Provided material.
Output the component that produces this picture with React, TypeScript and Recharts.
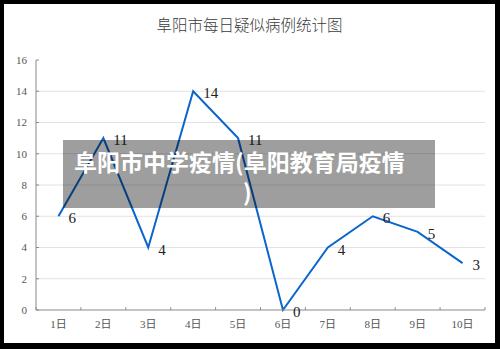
import React from 'react';
import { LineChart, Line, XAxis, YAxis, CartesianGrid, LabelList, ReferenceLine } from 'recharts';

const title = '阜阳市每日疑似病例统计图';
const days = ['1日', '2日', '3日', '4日', '5日', '6日', '7日', '8日', '9日', '10日'];
const cases = [6, 11, 4, 14, 11, 0, 4, 6, 5, 3];
const yTicks = [0, 2, 4, 6, 8, 10, 12, 14, 16];
const gridValues = [2, 4, 6, 8, 10, 12, 14];
const bandEdges = [0.5, 1.5, 2.5, 3.5, 4.5, 5.5, 6.5, 7.5, 8.5, 9.5, 10.5];
const overlayLine1 = '阜阳市中学疫情(阜阳教育局疫情';
const overlayLine2 = ')';

const data = days.map((d, i) => ({ idx: i + 1, day: d, value: cases[i] }));

const serif = '"Liberation Serif", "Times New Roman", "Noto Sans CJK SC", serif';

const renderLabel = (props: any) => {
  const { x, y, value } = props;
  return (
    <text x={x + 10} y={y + 7} fontSize={15} fontFamily={serif} fill="#222" textAnchor="start">
      {value}
    </text>
  );
};

export default function App() {
  return (
    <div style={{ position: 'absolute', left: 0, top: 0, width: 500, height: 349, background: '#000' }}>
      <div style={{ position: 'absolute', left: 4, top: 4, width: 491, height: 339, background: '#fff', overflow: 'hidden' }}>
        <div
          style={{
            position: 'absolute',
            left: 0,
            top: 10,
            width: 491,
            textAlign: 'center',
            fontFamily: '"Noto Sans CJK SC", sans-serif',
            fontSize: 15.5,
            lineHeight: '20px',
            color: '#3a3a3a',
            fontWeight: 300,
          }}
        >
          {title}
        </div>
        <LineChart width={491} height={339} data={data} margin={{ top: 56, right: 10, bottom: 0, left: 0 }}>
          <CartesianGrid vertical={false} stroke="#e2e2e2" horizontalValues={gridValues} />
          <XAxis
            dataKey="idx"
            type="number"
            domain={[0.5, 10.5]}
            ticks={days.map((_, i) => i + 1)}
            tickFormatter={(v: number) => days[v - 1]}
            height={33}
            tickLine={false}
            tickSize={0}
            tickMargin={10}
            axisLine={{ stroke: '#8a8a8a' }}
            tick={{ fontSize: 11, fontFamily: serif, fill: '#555' }}
            interval={0}
            allowDecimals
          />
          <YAxis
            domain={[0, 16]}
            ticks={yTicks}
            width={32}
            tickSize={-3}
            tickMargin={12}
            axisLine={{ stroke: '#8a8a8a' }}
            tickLine={{ stroke: '#8a8a8a' }}
            tick={{ fontSize: 11, fontFamily: serif, fill: '#555' }}
            interval={0}
          />
          {bandEdges.map((e) => (
            <ReferenceLine
              key={e}
              segment={[{ x: e, y: 0 }, { x: e, y: 0.18 }]}
              stroke="#8a8a8a"
              ifOverflow="visible"
            />
          ))}
          <Line
            type="linear"
            dataKey="value"
            stroke="#0b66cc"
            strokeWidth={2}
            dot={false}
            isAnimationActive={false}
          >
            <LabelList dataKey="value" content={renderLabel} />
          </Line>
        </LineChart>
        <div
          style={{
            position: 'absolute',
            left: 59,
            top: 136,
            width: 372,
            height: 68,
            background: 'rgba(0,0,0,0.38)',
            color: '#fff',
            fontFamily: '"Noto Sans CJK SC", sans-serif',
            fontWeight: 700,
            fontSize: 23,
            lineHeight: '30px',
          }}
        >
          <div style={{ position: 'absolute', left: 11, top: 6, whiteSpace: 'nowrap' }}>{overlayLine1}</div>
          <div style={{ position: 'absolute', left: 180, top: 36, whiteSpace: 'nowrap' }}>{overlayLine2}</div>
        </div>
      </div>
    </div>
  );
}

Brief.
Quote the data exactly, leaving every image out of the copy.

Complete output.
Output the component that produces this picture with React, TypeScript and Recharts.
import React from 'react';
import { LineChart, Line, XAxis, YAxis, CartesianGrid, LabelList, ReferenceLine } from 'recharts';

const title = '阜阳市每日疑似病例统计图';
const days = ['1日', '2日', '3日', '4日', '5日', '6日', '7日', '8日', '9日', '10日'];
const cases = [6, 11, 4, 14, 11, 0, 4, 6, 5, 3];
const yTicks = [0, 2, 4, 6, 8, 10, 12, 14, 16];
const gridValues = [2, 4, 6, 8, 10, 12, 14];
const bandEdges = [0.5, 1.5, 2.5, 3.5, 4.5, 5.5, 6.5, 7.5, 8.5, 9.5, 10.5];
const overlayLine1 = '阜阳市中学疫情(阜阳教育局疫情';
const overlayLine2 = ')';

const data = days.map((d, i) => ({ idx: i + 1, day: d, value: cases[i] }));

const serif = '"Liberation Serif", "Times New Roman", "Noto Sans CJK SC", serif';

const renderLabel = (props: any) => {
  const { x, y, value } = props;
  return (
    <text x={x + 10} y={y + 7} fontSize={15} fontFamily={serif} fill="#222" textAnchor="start">
      {value}
    </text>
  );
};

export default function App() {
  return (
    <div style={{ position: 'absolute', left: 0, top: 0, width: 500, height: 349, background: '#000' }}>
      <div style={{ position: 'absolute', left: 4, top: 4, width: 491, height: 339, background: '#fff', overflow: 'hidden' }}>
        <div
          style={{
            position: 'absolute',
            left: 0,
            top: 10,
            width: 491,
            textAlign: 'center',
            fontFamily: '"Noto Sans CJK SC", sans-serif',
            fontSize: 15.5,
            lineHeight: '20px',
            color: '#3a3a3a',
            fontWeight: 300,
          }}
        >
          {title}
        </div>
        <LineChart width={491} height={339} data={data} margin={{ top: 56, right: 10, bottom: 0, left: 0 }}>
          <CartesianGrid vertical={false} stroke="#e2e2e2" horizontalValues={gridValues} />
          <XAxis
            dataKey="idx"
            type="number"
            domain={[0.5, 10.5]}
            ticks={days.map((_, i) => i + 1)}
            tickFormatter={(v: number) => days[v - 1]}
            height={33}
            tickLine={false}
            tickSize={0}
            tickMargin={10}
            axisLine={{ stroke: '#8a8a8a' }}
            tick={{ fontSize: 11, fontFamily: serif, fill: '#555' }}
            interval={0}
            allowDecimals
          />
          <YAxis
            domain={[0, 16]}
            ticks={yTicks}
            width={32}
            tickSize={-3}
            tickMargin={12}
            axisLine={{ stroke: '#8a8a8a' }}
            tickLine={{ stroke: '#8a8a8a' }}
            tick={{ fontSize: 11, fontFamily: serif, fill: '#555' }}
            interval={0}
          />
          {bandEdges.map((e) => (
            <ReferenceLine
              key={e}
              segment={[{ x: e, y: 0 }, { x: e, y: 0.18 }]}
              stroke="#8a8a8a"
              ifOverflow="visible"
            />
          ))}
          <Line
            type="linear"
            dataKey="value"
            stroke="#0b66cc"
            strokeWidth={2}
            dot={false}
            isAnimationActive={false}
          >
            <LabelList dataKey="value" content={renderLabel} />
          </Line>
        </LineChart>
        <div
          style={{
            position: 'absolute',
            left: 59,
            top: 136,
            width: 372,
            height: 68,
            background: 'rgba(0,0,0,0.38)',
            color: '#fff',
            fontFamily: '"Noto Sans CJK SC", sans-serif',
            fontWeight: 700,
            fontSize: 23,
            lineHeight: '30px',
          }}
        >
          <div style={{ position: 'absolute', left: 11, top: 6, whiteSpace: 'nowrap' }}>{overlayLine1}</div>
          <div style={{ position: 'absolute', left: 180, top: 36, whiteSpace: 'nowrap' }}>{overlayLine2}</div>
        </div>
      </div>
    </div>
  );
}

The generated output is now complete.